ROME — Dr. Severino Antinori is no stranger to controversy. The maverick Italian fertility doctor made headlines and broke ground in 1994 when he helped a 63-year-old Italian woman give birth. It was the first time anyone that old had been able to conceive, and Antinori received mixed reviews as to whether he was furthering science or altering nature’s course in the extreme. He was also the doctor for Patricia Rashbrook, a 62-year-old Briton who in 2006 became the oldest mother in the U.K.
Since then, the 70-year-old has been one of the most sought after fertility doctors in Europe, dubbed “grandma’s gynecologist” for the miracle doctoring he is credited with carrying out.
But being a top fertility doctor, of course, comes at a price. Not only are most of the women he treats infertile due to their age or other issues, but few qualify for egg or sperm donation based on their age. Perhaps that’s why authorities have been watching and wondering just where Antinori is getting his human eggs for implantation.
Now they may have an answer. Antinori was arrested over the weekend at Rome’s Fiumicino Airport on charges that he stole the eggs from a 24-year-old Spanish woman he was treating for non-fertility-related gynecological problems.
The woman, a nurse who has not been named due to privacy issues, says Antinori had hired her as a temporary assistant after he met her at a social function in Milan. During the course of her brief employment, he diagnosed her with an ovarian cyst she says he cooked up as a ploy to steal her eggs. According to the court documents seen by The Daily Beast, she says that on April 5, Antinori took her cellphone and anesthetized her to harvest her eggs without her consent.
She called the emergency services after she came to, and went to a local hospital in Milan where she was examined, which, according to her attorney, proved that she had been anesthetized and that she had an invasive egg-extraction procedure. Police began an investigation into the circumstances around the alleged egg theft and arrested Antinori last weekend, placing him under house arrest in Rome.
The Spanish nurse had apparently agreed to treatment by injection to dissolve her ovarian cyst, but she says she did not consent to the removal of her eggs. The eggs, which were used to develop six embryos to be implanted into one of Antinori’s other patients, were also sequestered by police during the investigation. They will be tested for the Spanish nurse’s DNA and may be destroyed.

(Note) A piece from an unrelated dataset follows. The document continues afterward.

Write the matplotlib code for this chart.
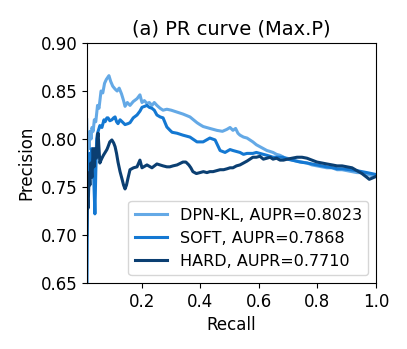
import matplotlib
matplotlib.use("Agg")
import matplotlib.pyplot as plt

#======================================================================#
## data
dpn_recall = [0.011, 0.013, 0.016, 0.019, 0.022, 0.026, 0.029, 0.033, 0.037, 0.042, 0.048, 0.053, 0.060, 0.066,
              0.072, 0.078, 0.087, 0.093, 0.100, 0.108, 0.115, 0.122, 0.130, 0.137, 0.142, 0.150, 0.159, 0.170,
              0.183, 0.193, 0.200, 0.208, 0.217, 0.225, 0.234, 0.242, 0.251, 0.262, 0.272, 0.285, 0.300, 0.320,
              0.340, 0.364, 0.376, 0.388, 0.398, 0.409, 0.432, 0.456, 0.475, 0.490, 0.501, 0.511, 0.520, 0.528,
              0.535, 0.547, 0.559, 0.569, 0.579, 0.591, 0.603, 0.615, 0.627, 0.638, 0.648, 0.660, 0.672, 0.684,
              0.696, 0.713, 0.730, 0.747, 0.764, 0.781, 0.798, 0.815, 0.832, 0.850, 0.867, 0.884, 0.901, 0.918,
              0.935, 0.952, 0.969, 0.985, 1.0]
dpn_precision = [0.820, 0.785, 0.800, 0.790, 0.808, 0.800, 0.812, 0.808, 0.820, 0.818, 0.835, 0.832, 0.850, 0.848,
                 0.858, 0.862, 0.866, 0.860, 0.855, 0.852, 0.850, 0.853, 0.847, 0.840, 0.834, 0.838, 0.835, 0.839,
                 0.842, 0.846, 0.838, 0.840, 0.837, 0.838, 0.835, 0.838, 0.835, 0.832, 0.830, 0.831, 0.830, 0.828,
                 0.826, 0.823, 0.820, 0.817, 0.815, 0.813, 0.811, 0.809, 0.808, 0.810, 0.812, 0.809, 0.811, 0.806,
                 0.804, 0.802, 0.801, 0.799, 0.797, 0.794, 0.792, 0.790, 0.788, 0.787, 0.786, 0.784, 0.783, 0.781,
                 0.780, 0.778, 0.777, 0.776, 0.775, 0.773, 0.772, 0.771, 0.770, 0.770, 0.768, 0.768, 0.767, 0.766,
                 0.765, 0.765, 0.763, 0.762, 0.761]

soft_recall = [0.011, 0.014, 0.017, 0.020, 0.024, 0.028, 0.031, 0.035, 0.039, 0.042, 0.045, 0.048, 0.052, 0.056,
               0.063, 0.070, 0.074, 0.080, 0.084, 0.090, 0.097, 0.103, 0.108, 0.113, 0.118, 0.125, 0.132, 0.142,
               0.152, 0.159, 0.170, 0.183, 0.193, 0.200, 0.209, 0.217, 0.225, 0.234, 0.242, 0.251, 0.262, 0.272,
               0.285, 0.296, 0.303, 0.320, 0.340, 0.364, 0.388, 0.409, 0.432, 0.450, 0.467, 0.484, 0.501, 0.511,
               0.523, 0.535, 0.547, 0.559, 0.569, 0.579, 0.591, 0.603, 0.615, 0.627, 0.638, 0.648, 0.660, 0.672,
               0.682, 0.696, 0.713, 0.740, 0.764, 0.781, 0.798, 0.815, 0.832, 0.853, 0.867, 0.884, 0.911, 0.935,
               0.952, 0.969, 0.985, 1.0]
soft_precision = [0.600, 0.760, 0.745, 0.785, 0.770, 0.790, 0.775, 0.760, 0.722, 0.765, 0.800, 0.806, 0.810, 0.814,
                  0.812, 0.820, 0.818, 0.822, 0.822, 0.819, 0.820, 0.822, 0.823, 0.818, 0.816, 0.820, 0.818, 0.815,
                  0.816, 0.817, 0.822, 0.825, 0.829, 0.833, 0.834, 0.835, 0.833, 0.832, 0.830, 0.825, 0.823, 0.822,
                  0.8125, 0.809, 0.807, 0.806, 0.804, 0.802, 0.797, 0.797, 0.801, 0.799, 0.788, 0.786, 0.789, 0.788,
                  0.787, 0.786, 0.784, 0.785, 0.785, 0.785, 0.786, 0.785, 0.784, 0.783, 0.782, 0.781, 0.781, 0.781,
                  0.781, 0.779, 0.778, 0.776, 0.775, 0.774, 0.773, 0.772, 0.771, 0.770, 0.769, 0.769, 0.768, 0.767,
                  0.766, 0.765, 0.764, 0.763]

hard_recall = [0.011, 0.013, 0.016, 0.019, 0.022, 0.025, 0.029, 0.033, 0.036, 0.040, 0.044, 0.048, 0.050, 0.053,
               0.056, 0.060, 0.063, 0.068, 0.074, 0.080, 0.084, 0.090, 0.097, 0.103, 0.108, 0.113, 0.118, 0.125,
               0.132, 0.137, 0.142, 0.147, 0.152, 0.159, 0.171, 0.183, 0.193, 0.200, 0.217, 0.234, 0.251, 0.272,
               0.285, 0.295, 0.306, 0.320, 0.340, 0.350, 0.360, 0.367, 0.374, 0.386, 0.398, 0.410, 0.422, 0.432,
               0.443, 0.455, 0.467, 0.479, 0.491, 0.501, 0.511, 0.523, 0.535, 0.547, 0.559, 0.569, 0.579, 0.591,
               0.603, 0.615, 0.627, 0.638, 0.648, 0.660, 0.672, 0.684, 0.696, 0.713, 0.730, 0.747, 0.764, 0.781,
               0.798, 0.815, 0.832, 0.850, 0.867, 0.884, 0.901, 0.918, 0.935, 0.952, 0.969, 0.977, 0.985, 1.0]
hard_precision = [0.700, 0.740, 0.728, 0.765, 0.752, 0.775, 0.760, 0.790, 0.771, 0.790, 0.780, 0.802, 0.806, 0.790,
                  0.775, 0.778, 0.780, 0.783, 0.786, 0.789, 0.792, 0.797, 0.799, 0.796, 0.792, 0.785, 0.776, 0.766,
                  0.758, 0.752, 0.748, 0.752, 0.759, 0.768, 0.770, 0.771, 0.778, 0.770, 0.773, 0.770, 0.774, 0.772,
                  0.771, 0.771, 0.772, 0.773, 0.776, 0.776, 0.773, 0.770, 0.766, 0.764, 0.765, 0.766, 0.765, 0.766,
                  0.766, 0.767, 0.768, 0.768, 0.769, 0.770, 0.770, 0.772, 0.773, 0.775, 0.777, 0.779, 0.781, 0.781,
                  0.782, 0.779, 0.780, 0.781, 0.779, 0.780, 0.778, 0.778, 0.779, 0.780, 0.781, 0.781, 0.780, 0.778,
                  0.776, 0.775, 0.774, 0.773, 0.772, 0.772, 0.771, 0.770, 0.767, 0.764, 0.760, 0.758, 0.759, 0.761]

labels = ['DPN-KL, AUPR=0.8023', 'SOFT, AUPR=0.7868', 'HARD, AUPR=0.7710']
colors = ['#64a9e6', '#1478d2', '#0b3f72']
#======================================================================#
def main():
    fig = plt.figure(figsize=(4.07, 3.49), dpi=100)
    ax = fig.add_axes([87/407, 1-283/349, (376-87)/407, (283-43)/349])

    ax.plot(dpn_recall, dpn_precision, color=colors[0], linewidth=2.2, label=labels[0])
    ax.plot(soft_recall, soft_precision, color=colors[1], linewidth=2.2, label=labels[1])
    ax.plot(hard_recall, hard_precision, color=colors[2], linewidth=2.2, label=labels[2])

    ax.set_xlim(0.012, 1.0)
    ax.set_ylim(0.65, 0.90)
    ax.set_xticks([0.2, 0.4, 0.6, 0.8, 1.0])
    ax.set_yticks([0.65, 0.70, 0.75, 0.80, 0.85, 0.90])
    ax.tick_params(labelsize=12)
    ax.set_title("(a) PR curve (Max.P)", fontsize=14)
    ax.set_xlabel("Recall", fontsize=12)
    ax.set_ylabel("Precision", fontsize=12)
    ax.legend(loc='lower right', fontsize=11.5)

    fig.savefig("out.png", dpi=100)

if __name__ == '__main__':
    main()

Antinori has not been formally charged with any crime, but he is accused of aggravated robbery and causing personal injury. He is also prohibited from practicing medicine for up to a year while the investigation is carried out. His clinic is under lock and key by local police and investigators as well, as are all of the eggs and embryos stored in his facilities, according to Milan police.
Antinori is also being investigated for the potential theft of other young women’s eggs, which has prompted Italian politicians to call for tighter regulations with regard to fertility treatment. Donata Lenzi, from the center-left Democratic Party, told reporters that Antinori’s arrest confirms a sinister black market in human embryos she suggests could be used for same-sex couples and surrogacy, which is illegal in Italy. Previously Antinori was investigated for activities related to unauthorized cloning research.
“The arrest of Severino Antinori is extremely serious because it indicates the existence of a market in eggs that will stop at nothing,” Lenzi told reporters after Antinori’s arrest.
Antinori’s lawyer, Tommaso Pietrocarlo, told Italian news agency ANSA that his client is completely innocent, and that the nurse had actually signed an informed consent to donate her eggs “after a consultation with a psychologist who will state that she was conscious of the choice she was making and that it did not pose any problem.” He says that she must have changed her mind and trumped up the stolen egg charges. “According to the documents, the woman signed two detailed consent forms March 11 and 14 under the guidance of a counselor,” he says.
Antinori, who is under house arrest pending a preliminary hearing, was reached by the Italian news agency AGI and said he was being falsely accused with “unjust and foolish accusations.” He also said that he worried for the embryos that the police sequestered.
“I have chest pains, maybe even a heart attack,” he said. “They want my death? I’m an honest man. I did not steal anyone’s eggs, and in the meantime the embryos they sequestered are dying.”